The way of getting the Cobra choke is mostly from the front headlock. The setup is similar to a head wrap half Nelson, with a stronger emphasis on the chin strap grip. Once you have control over the chin, thrust your thumb into the throat of the opponent from the get-go. The other arm should go under the armpit, and then bend towards the back, looking to really “hook” the armpit. The elbow of the chin strap arm should be tight to your ribs, and the other elbow should go to the mats as if you’re doing an elbow strike.
The moment an opponent gets to the ground with their back, you should aim to transition your lower body into a Judo side control configuration. The hips should be near the ground, and you should aim to keep the elbow of the chin strap arm close to your ribs and you’ll get a nasty pul land twist on the neck.
For a precise guillotine-like finish, you can have your legs in any position you want, as long as the hips are low to the mats. The finish requires pushing your hips in, like in a sprawl, and pulling the head first towards yourself and then upwards to get a very nasty choke.
What Does The Cobra Choke Offer?
One reason why the Cobra choke is awesome is that you can get it against anyone. People in BJJ never expect Nelson variations, meaning it is a very high percentage move. The half Nelson, in particular, is highly effective and I have no idea why people don’t use it more.

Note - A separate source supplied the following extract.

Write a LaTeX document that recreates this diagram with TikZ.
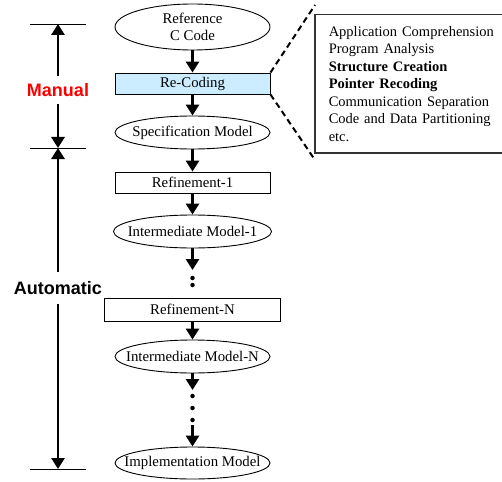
\documentclass[tikz,border=0pt]{standalone}
\usepackage{fontspec}
\setmainfont{Liberation Serif}
\newfontfamily\arialfont{Liberation Sans}
\usepackage{tikz}
\usetikzlibrary{arrows.meta}
\usetikzlibrary{shapes,positioning}
\definecolor{recodeblue}{RGB}{204,236,255}
\tikzset{model/.style={ellipse, draw, inner xsep=-25pt, inner ysep=0pt,
    minimum width=155pt, minimum height=33pt},
  refinement/.style={rectangle, draw, inner sep=0pt, minimum width=155pt,
    minimum height=21pt},
  flow/.style={-{Triangle[width=13pt,length=11pt]}, line width=2.8pt},
  dot/.style={circle, fill, inner sep=0pt, minimum size=4.5pt},
  phase/.style={font=\arialfont\bfseries\fontsize{18}{18}\selectfont,
    inner sep=7pt},
  zoomline/.style={line width=2pt, dash pattern=on 6pt off 4pt}}

\begin{document}
\begin{tikzpicture}[x=1pt, y=-1pt, line width=0.9pt,
    every node/.style={font=\fontsize{14.8}{16.5}\selectfont}]
  \useasboundingbox (0,0) rectangle (502,481);
  \node[model, minimum height=46pt, align=center] (refc) at (192.5,27)
    {Reference\\C Code};
  \node[refinement, fill=recodeblue] (recode) at (192.5,83.5) {Re-Coding};
  \node[model] (spec) at (192.5,132.5) {Specification Model};
  \node[refinement] (refine1) at (192.5,182.5) {Refinement-1};
  \node[model, minimum width=158pt] (inter1) at (192.5,231.5)
    {Intermediate Model-1};
  \coordinate (tip1) at (192.5,270);
  \node[dot] (dotA) at (192.5,278) {};
  \node[dot] (dotB) at (192.5,285) {};
  \node[refinement, minimum width=176pt, minimum height=23pt] (refineN)
    at (192.5,309.5) {Refinement-N};
  \node[model] (interN) at (192.5,356.5) {Intermediate Model-N};
  \coordinate (tip2) at (192.5,390);
  \node[dot] (dotC) at (192.5,396) {};
  \node[dot] (dotD) at (192.5,408) {};
  \node[dot] (dotE) at (192.5,420) {};
  \node[model, minimum height=32pt] (impl) at (192.5,463)
    {Implementation Model};

  \draw[flow] (refc) -- (recode);
  \draw[flow] (recode) -- (spec);
  \draw[flow] (spec) -- (refine1);
  \draw[flow] (refine1) -- (inter1);
  \draw[flow] (inter1) -- (tip1);
  \draw[flow] (refineN) -- (interN);
  \draw[flow] (interN) -- (tip2);
  \draw[flow, shorten <=2pt] (dotE) -- (impl);

  \coordinate (mtop) at (58,24);
  \coordinate (msplit) at (58,148);
  \coordinate (mend) at (58,469);
  \node[phase, text=red] (manual) at (58,90) {Manual};
  \node[phase, inner ysep=9pt] (auto) at (58,288) {Automatic};
  \draw[flow] (manual) -- (mtop);
  \draw[flow] (manual) -- (msplit);
  \draw[flow] (auto) -- (msplit);
  \draw[flow] (auto) -- (mend);
  \foreach \c in {mtop, msplit, mend}
    \draw ([xshift=-28pt]\c) -- ([xshift=28pt]\c);

  \node[draw=black!80, line width=1.5pt, anchor=north west, inner xsep=14pt,
    text width=172pt, minimum height=138pt, align=left,
    font=\fontsize{14.5}{17.5}\selectfont] (tasks) at (314,14)
    {Application Comprehension\\Program Analysis\\
     \textbf{Structure Creation}\\\textbf{Pointer Recoding}\\
     Communication Separation\\Code and Data Partitioning\\etc.};
  \coordinate (zoomtop) at (315,5);
  \coordinate (zoombot) at (315,160);
  \draw[zoomline] (recode.north east) -- (zoomtop);
  \draw[zoomline] (recode.south east) -- (zoombot);
\end{tikzpicture}
\end{document}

In terms of finishing, you can use the Cobra choke to get people out of turtle or keep them in side control for a while. You could also use it to get to mount and still have the option of a mounted Guillotine choke. Speaking of chokes, you can actually finish in a different way than what I described before, by going for chest compression. From the Judo side control configuration, you can lift the head and back of an opponent off the mats for a chest compression pressure submission. Alternatively, you can just crank the neck too.
Setting up the choke, apart from standing front headlocks and the turtle is also possible from the guard, which will get you “bonus” sweep points. An arm-in guillotine that you can’t finish is perfect, as it will open up a butterfly sweep, which you can change into a Cobra choke. Once the hips of the opponent hit the ground, just switch from the arm in position to the chicken wing and you’re all set to finish the sweep and get the tap. Plus, you can easily get into an Anaconda choke from the Cobra choke position if you can’t finish it for some reason.
Finally, this choke will work because people don’t’ expect it. That means you shouldn’t use it all the time and base your game around it, but get it out of your back pocket to wrap people up when you really need it.
The Cobra choke is yet another example of how wrestling can be modified to provide BJJ with awesome options of both control and submission. You don’t even need to learn the Nelsons in order to understand the choke but it will open up a different horizon for you, especially if you like to mess around it front headlocks, or are having trouble dealing with turtled up opponents. Give it a try!